--- Begin Data ---

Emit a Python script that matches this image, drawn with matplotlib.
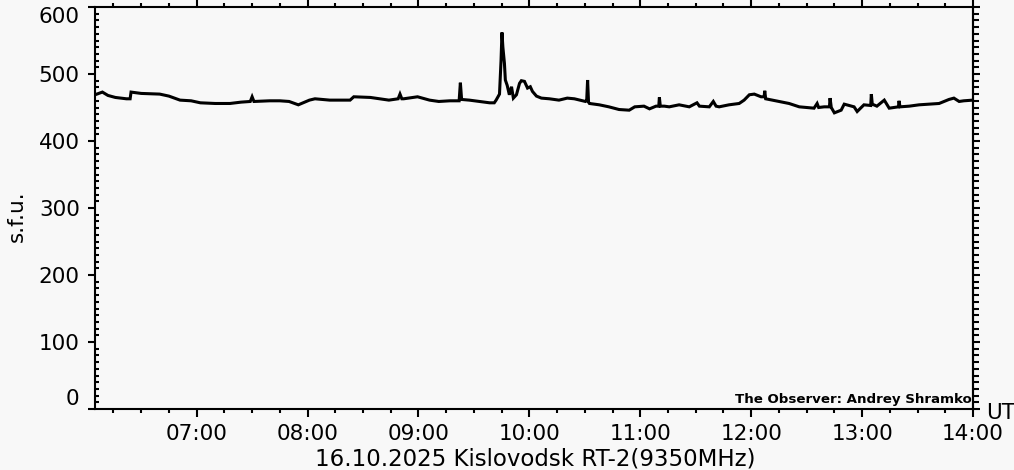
"""Kislovodsk RT-2 9350 MHz flux, 16.10.2025 (IDL-style daily plot)."""

import matplotlib

matplotlib.use("Agg")
import matplotlib.dates as mdates
import matplotlib.pyplot as plt
import pandas as pd
from matplotlib.ticker import MultipleLocator

day = "2025-10-16"

# UT times and flux (s.f.u.)
ut_time = [
    "06:05", "06:09", "06:12", "06:16", "06:22", "06:24:00", "06:24:30", "06:30",
    "06:40", "06:45", "06:51", "06:57", "07:02", "07:10", "07:18", "07:24",
    "07:29", "07:30", "07:31", "07:39:30", "07:45", "07:50", "07:55", "08:01",
    "08:04", "08:12", "08:23", "08:25", "08:34", "08:44", "08:49", "08:50",
    "08:51", "08:52", "08:59:30", "09:06", "09:11", "09:17", "09:22", "09:22:40",
    "09:23:20", "09:27:30", "09:33", "09:38:30", "09:41", "09:42", "09:43:50",
    "09:44:40", "09:45:10", "09:45:40", "09:46:30", "09:47", "09:48", "09:49:10",
    "09:50:20", "09:51:20", "09:53", "09:54:40", "09:55:40", "09:57:20", "09:59",
    "10:00:30", "10:01:40", "10:03:50", "10:06:30", "10:10:50", "10:16",
    "10:20:30", "10:24:20", "10:30:20", "10:31:00", "10:31:30", "10:32:00",
    "10:32:30", "10:37:50", "10:43", "10:48:30", "10:54", "10:57", "11:02",
    "11:05", "11:08:30", "11:10:00", "11:10:20", "11:10:50", "11:13", "11:15:40",
    "11:21", "11:26:30", "11:30:40", "11:32", "11:37:20", "11:39:30", "11:41",
    "11:42:40", "11:48", "11:53:30", "11:56:10", "11:59", "12:01:40", "12:05:20",
    "12:07:00", "12:07:20", "12:07:50", "12:09:40", "12:15", "12:20:30", "12:26",
    "12:34", "12:35:40", "12:36:30", "12:39:30", "12:42:20", "12:42:40",
    "12:43:20", "12:45", "12:48:40", "12:50:20", "12:55:40", "12:57:20", "13:01",
    "13:04:40", "13:05:00", "13:05:30", "13:08", "13:12", "13:14:40", "13:19:40",
    "13:20:00", "13:20:30", "13:25:30", "13:30:50", "13:36", "13:41:40", "13:47",
    "13:49:40", "13:52:30", "13:55", "13:59:30", "14:00",
]
sfu = [
    469, 473, 468, 465, 463, 463, 473, 471,
    470, 467, 461, 460, 457, 456, 456, 458,
    459, 466, 459, 460, 460, 459, 454, 461,
    463, 461, 461, 466, 465, 461, 463, 470,
    463, 463, 466, 461, 459, 460, 460, 487,
    462, 461, 459, 457, 457, 461, 470,
    520, 562, 540, 516, 491, 483, 469,
    481, 464, 469, 486, 490, 489, 479,
    481, 474, 467, 464, 463, 461,
    464, 463, 459, 460, 491, 458,
    456, 454, 451, 447, 446, 451, 452,
    448, 452, 452, 465, 452, 452, 451,
    454, 451, 457, 452, 451, 459, 452,
    451, 454, 456, 461, 469, 470, 466,
    466, 475, 463, 462, 459, 456, 451,
    449, 456, 450, 451, 451, 464,
    450, 442, 446, 455, 451, 444, 454,
    453, 470, 455, 452, 461, 449, 451,
    460, 451, 452, 454, 455, 456, 462,
    464, 459, 460, 461, 461,
]

t = pd.to_datetime([f"{day} {s}" for s in ut_time], format="mixed")
x_start = pd.Timestamp(f"{day} 06:05")
x_end = pd.Timestamp(f"{day} 14:00")

bg = "#f8f8f8"
fs = 15.5
fig = plt.figure(figsize=(10.14, 4.70), dpi=100, facecolor=bg)
ax = fig.add_axes([95 / 1014, 61 / 470, 878 / 1014, 402 / 470], facecolor=bg)

ax.plot(t, sfu, color="black", lw=2.2, solid_joinstyle="miter")

ax.set_xlim(x_start, x_end)
ax.set_ylim(0, 600)

for s in ax.spines.values():
    s.set_linewidth(1.5)

ax.xaxis.set_major_locator(mdates.HourLocator())
ax.xaxis.set_minor_locator(mdates.MinuteLocator(byminute=[15, 30, 45]))
ax.xaxis.set_major_formatter(mdates.DateFormatter("%H:%M"))
ax.yaxis.set_major_locator(MultipleLocator(100))
ax.yaxis.set_minor_locator(MultipleLocator(10))

ax.tick_params(axis="x", which="both", direction="out", top=True, width=1.5,
               labelsize=fs, pad=5)
ax.tick_params(axis="x", which="major", length=5.5)
ax.tick_params(axis="x", which="minor", length=3)
ax.tick_params(axis="y", which="both", width=1.5, right=False, labelsize=fs)
ax.tick_params(axis="y", which="major", direction="out", length=5, pad=6)
ax.tick_params(axis="y", which="minor", direction="in", length=3)

# right-hand ticks point outward, unlike the left minor ones
sec = ax.secondary_yaxis("right")
sec.yaxis.set_major_locator(MultipleLocator(100))
sec.yaxis.set_minor_locator(MultipleLocator(10))
sec.tick_params(which="both", direction="out", width=1.5, labelright=False)
sec.tick_params(which="major", length=5)
sec.tick_params(which="minor", length=4)
sec.spines["right"].set_linewidth(1.5)

# IDL keeps the end labels inside the axis range
fig.canvas.draw()
ylabels = ax.get_yticklabels()
for lab in ylabels:
    if lab.get_text() == "600":
        lab.set_va("top")
    elif lab.get_text() == "0":
        lab.set_va("bottom")

ax.set_ylabel("s.f.u.", fontsize=fs)
ax.yaxis.set_label_coords(-0.078, 0.48)

ax.text(0.999, 0.015, "The Observer: Andrey Shramko", transform=ax.transAxes,
        ha="right", va="baseline", fontsize=9.6, fontweight="bold")
fig.text(1001 / 1014, 1 - 413 / 470, "UT", ha="center", va="center", fontsize=fs)
fig.text(535 / 1014, 4 / 470, "16.10.2025 Kislovodsk RT-2(9350MHz)",
         ha="center", va="baseline", fontsize=16.5)

fig.savefig("out.png", dpi=100, facecolor=bg)
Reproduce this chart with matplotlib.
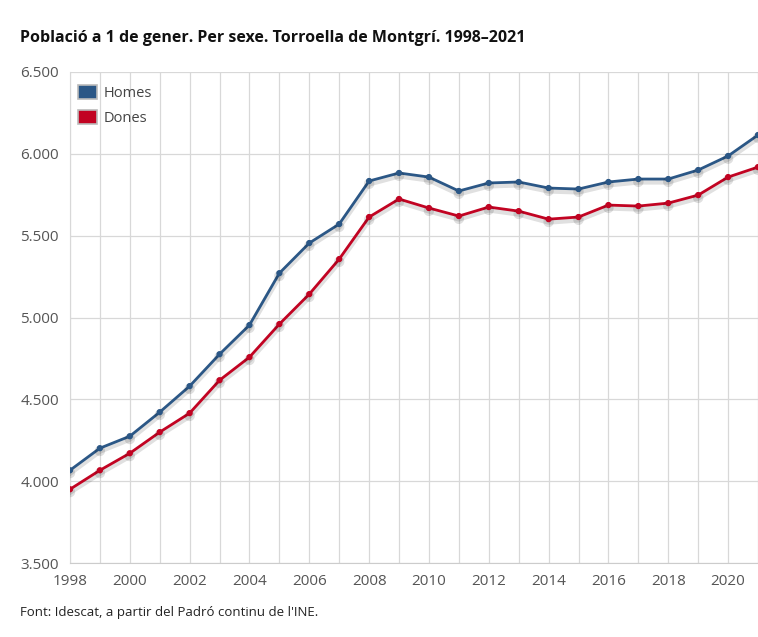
import matplotlib.pyplot as plt
import matplotlib.patheffects as pe
from matplotlib.patches import Patch
from matplotlib.ticker import FuncFormatter

plt.rcParams['font.family'] = ['Open Sans', 'DejaVu Sans']

years = list(range(1998, 2022))
homes = [4067, 4202, 4275, 4422, 4581, 4776, 4954, 5271, 5455, 5571, 5834, 5883,
         5858, 5773, 5822, 5828, 5791, 5785, 5828, 5846, 5846, 5901, 5987, 6115]
dones = [3951, 4067, 4171, 4300, 4416, 4617, 4758, 4960, 5143, 5357, 5614, 5724,
         5669, 5620, 5675, 5650, 5601, 5614, 5687, 5681, 5699, 5748, 5858, 5919]
yticks = [3500, 4000, 4500, 5000, 5500, 6000, 6500]
xticks = list(range(1998, 2022, 2))

C_HOMES = '#2b5786'
C_DONES = '#c20322'

fig = plt.figure(figsize=(7.58, 6.37), dpi=100)
ax = fig.add_axes([0.0923, 0.116, 0.9077, 0.771])

shadow = [pe.SimpleLineShadow(offset=(0, -2), shadow_color='k', alpha=0.12, linewidth=4),
          pe.Normal()]
for vals, col in ((homes, C_HOMES), (dones, C_DONES)):
    ax.plot(years, vals, '-o', color=col, lw=2, ms=3.5, zorder=3,
            path_effects=shadow)

ax.set_xlim(1998, 2021)
ax.set_ylim(3500, 6500)
ax.set_yticks(yticks)
ax.set_xticks(xticks)
ax.set_xticks(years, minor=True)
ax.yaxis.set_major_formatter(FuncFormatter(lambda v, p: f'{int(v):,}'.replace(',', '.')))
ax.grid(True, which='both', axis='x', color='#d8d8d8', lw=0.9)
ax.grid(True, which='major', axis='y', color='#d8d8d8', lw=0.9)
ax.set_axisbelow(True)
for s in ('top', 'right'):
    ax.spines[s].set_visible(False)
ax.spines['left'].set_color('#d8d8d8')
ax.spines['bottom'].set_color('#cccccc')
ax.tick_params(which='both', length=0, labelsize=11, colors='#555555')
ax.tick_params(axis='x', pad=8)
ax.tick_params(axis='y', pad=8)

handles = [Patch(facecolor=C_HOMES, edgecolor='#bbbbbb', lw=1.2, label='Homes'),
           Patch(facecolor=C_DONES, edgecolor='#bbbbbb', lw=1.2, label='Dones')]
leg = ax.legend(handles=handles, loc='upper left', bbox_to_anchor=(-0.008, 1.0),
                frameon=False, fontsize=10.5, handlelength=1.3, handleheight=1.1,
                handletextpad=0.5, labelspacing=0.6, labelcolor='#444444')

fig.text(0.026, 0.94, 'Població a 1 de gener. Per sexe. Torroella de Montgrí. 1998–2021',
         fontsize=11.5, fontweight='bold', color='#111111', va='center')
fig.text(0.026, 0.038, "Font: Idescat, a partir del Padró continu de l'INE.",
         fontsize=9.5, color='#222222', va='center')

fig.savefig('out.png', dpi=100)
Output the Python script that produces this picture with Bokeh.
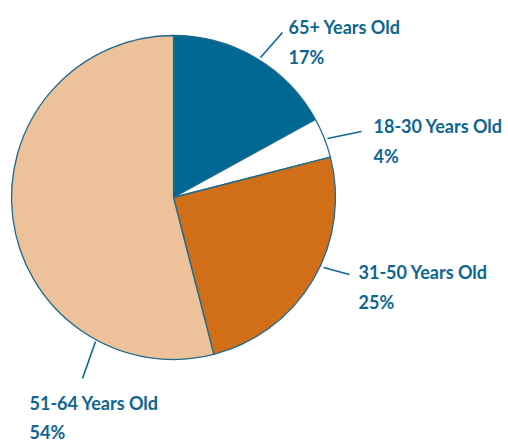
import math
from bokeh.plotting import figure
from bokeh.models import Range1d, ColumnDataSource
from bokeh.core.properties import value
from bokeh.embed import file_html
from bokeh.resources import INLINE

# data
groups = ["65+ Years Old", "18-30 Years Old", "31-50 Years Old", "51-64 Years Old"]
shares = [17, 4, 25, 54]
colors = ["#006893", "#ffffff", "#d06f18", "#edc199"]

# layout (screen pixels, y down)
W, H = 508, 442
cx, cy, R = 173, 197, 162
label_x = [288, 373, 358, 29]
label_base = [26, 125, 271, 402]
line_gap = [30, 30, 30, 29]
leader_from = [(260, 57), (327, 138), (323, 267), (95, 341)]
leader_to = [(282, 32), (361, 131), (349, 274), (82, 378)]
TXT = "#0d6690"
FONT = "Lato"

def sy(y):
    return H - y

p = figure(width=W, height=H, output_backend="svg", toolbar_location=None,
           x_range=Range1d(0, W), y_range=Range1d(0, H), min_border=0)
p.axis.visible = False
p.grid.visible = False
p.outline_line_color = None
p.background_fill_color = None
p.border_fill_color = None

total = sum(shares)
starts, ends = [], []
a = math.pi / 2
for s in shares:
    b = a - 2 * math.pi * s / total
    starts.append(b)
    ends.append(a)
    a = b
src = ColumnDataSource(dict(start=starts, end=ends, color=colors))
p.wedge(x=cx, y=sy(cy), radius=R, start_angle="start", end_angle="end",
        fill_color="color", line_color="#1f6a8c", line_width=1.3, source=src)

p.segment(x0=[f[0] for f in leader_from], y0=[sy(f[1]) for f in leader_from],
          x1=[t[0] for t in leader_to], y1=[sy(t[1]) for t in leader_to],
          line_color=TXT, line_width=1.6)

p.text(x=label_x, y=[sy(b) for b in label_base], text=groups,
       text_font=value(FONT), text_font_style="bold", text_font_size="18px",
       text_color=TXT, text_baseline="alphabetic", text_align="left")
p.text(x=label_x, y=[sy(b + g) for b, g in zip(label_base, line_gap)],
       text=[f"{s}%" for s in shares],
       text_font=value(FONT), text_font_style="bold", text_font_size="18px",
       text_color=TXT, text_baseline="alphabetic", text_align="left")

open("out.html", "w").write(file_html(p, INLINE))
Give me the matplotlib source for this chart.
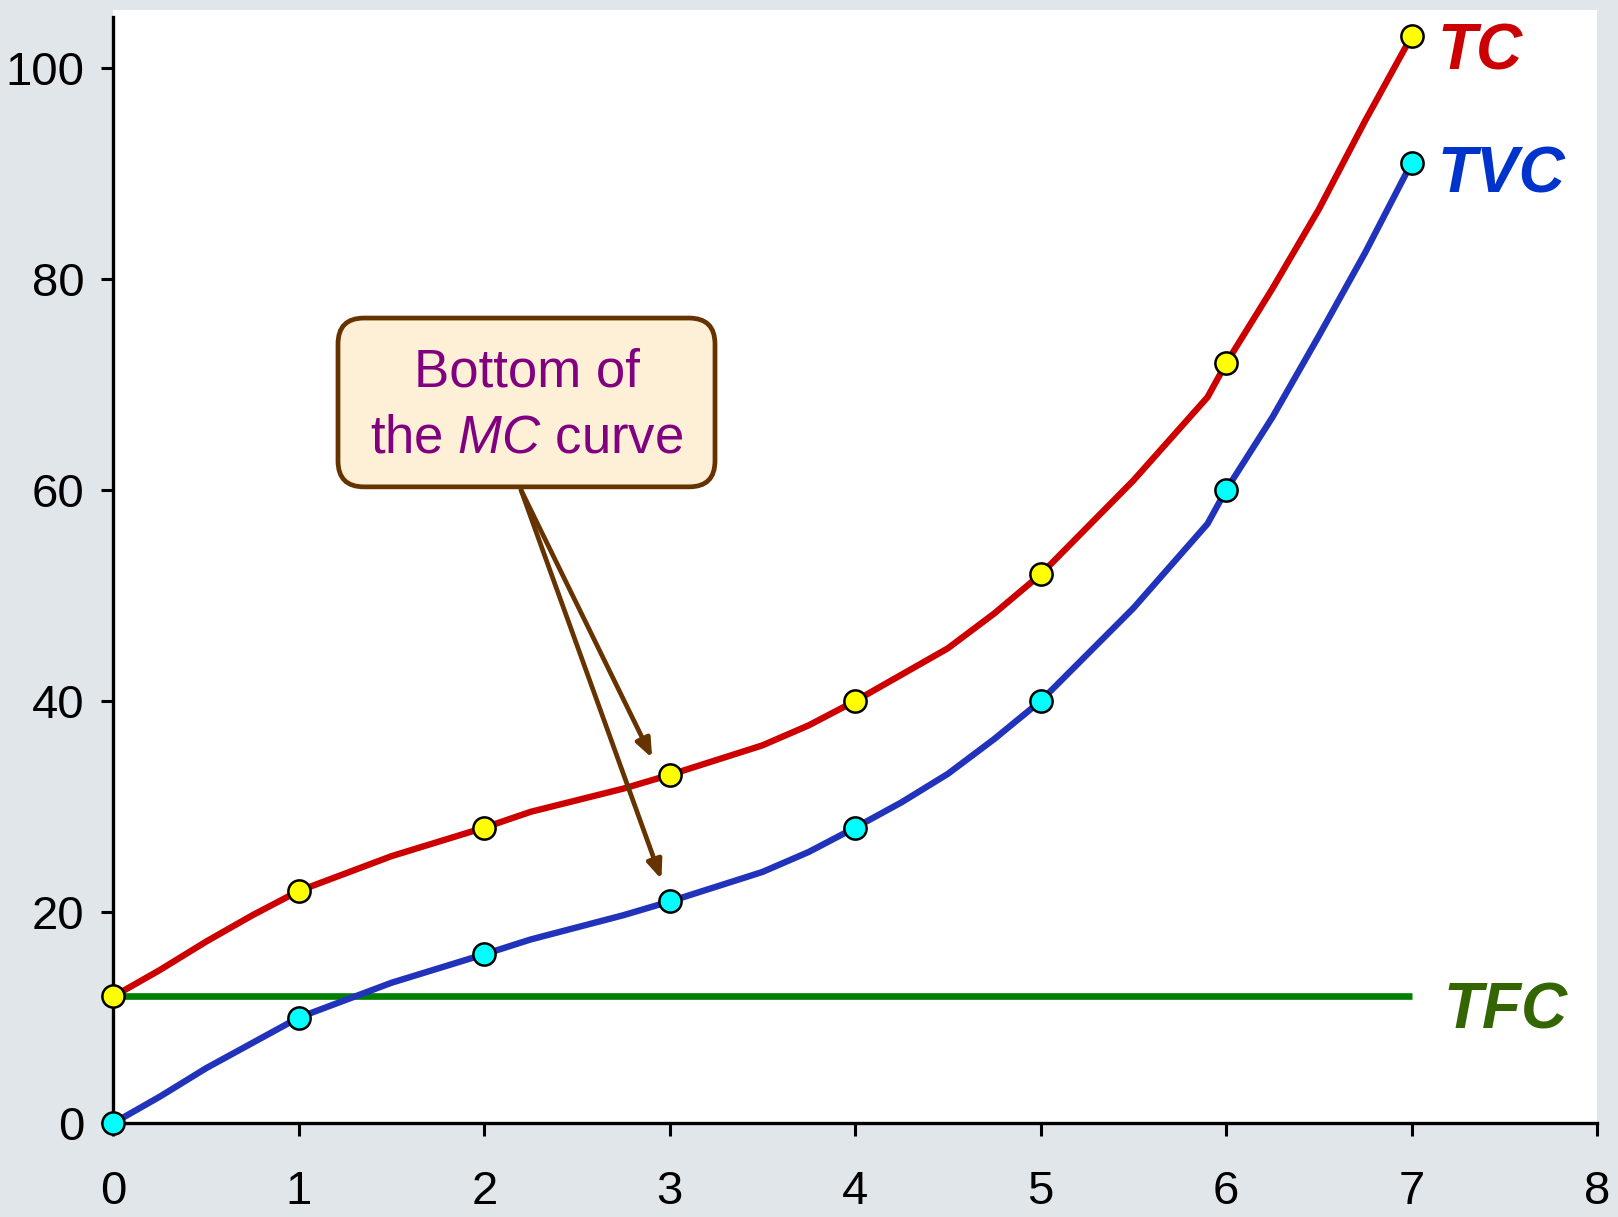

--- End Data ---

▶ **Stated exercise**
Return the material from the line containing "Reproduce this chart with matplotlib." through the line containing "path_effects=shadow)", exactly and in full, but without its pictures.

▶ **Exercise response**
Reproduce this chart with matplotlib.
import matplotlib.pyplot as plt
import matplotlib.patheffects as pe
from matplotlib.patches import Patch
from matplotlib.ticker import FuncFormatter

plt.rcParams['font.family'] = ['Open Sans', 'DejaVu Sans']

years = list(range(1998, 2022))
homes = [4067, 4202, 4275, 4422, 4581, 4776, 4954, 5271, 5455, 5571, 5834, 5883,
         5858, 5773, 5822, 5828, 5791, 5785, 5828, 5846, 5846, 5901, 5987, 6115]
dones = [3951, 4067, 4171, 4300, 4416, 4617, 4758, 4960, 5143, 5357, 5614, 5724,
         5669, 5620, 5675, 5650, 5601, 5614, 5687, 5681, 5699, 5748, 5858, 5919]
yticks = [3500, 4000, 4500, 5000, 5500, 6000, 6500]
xticks = list(range(1998, 2022, 2))

C_HOMES = '#2b5786'
C_DONES = '#c20322'

fig = plt.figure(figsize=(7.58, 6.37), dpi=100)
ax = fig.add_axes([0.0923, 0.116, 0.9077, 0.771])

shadow = [pe.SimpleLineShadow(offset=(0, -2), shadow_color='k', alpha=0.12, linewidth=4),
          pe.Normal()]
for vals, col in ((homes, C_HOMES), (dones, C_DONES)):
    ax.plot(years, vals, '-o', color=col, lw=2, ms=3.5, zorder=3,
            path_effects=shadow)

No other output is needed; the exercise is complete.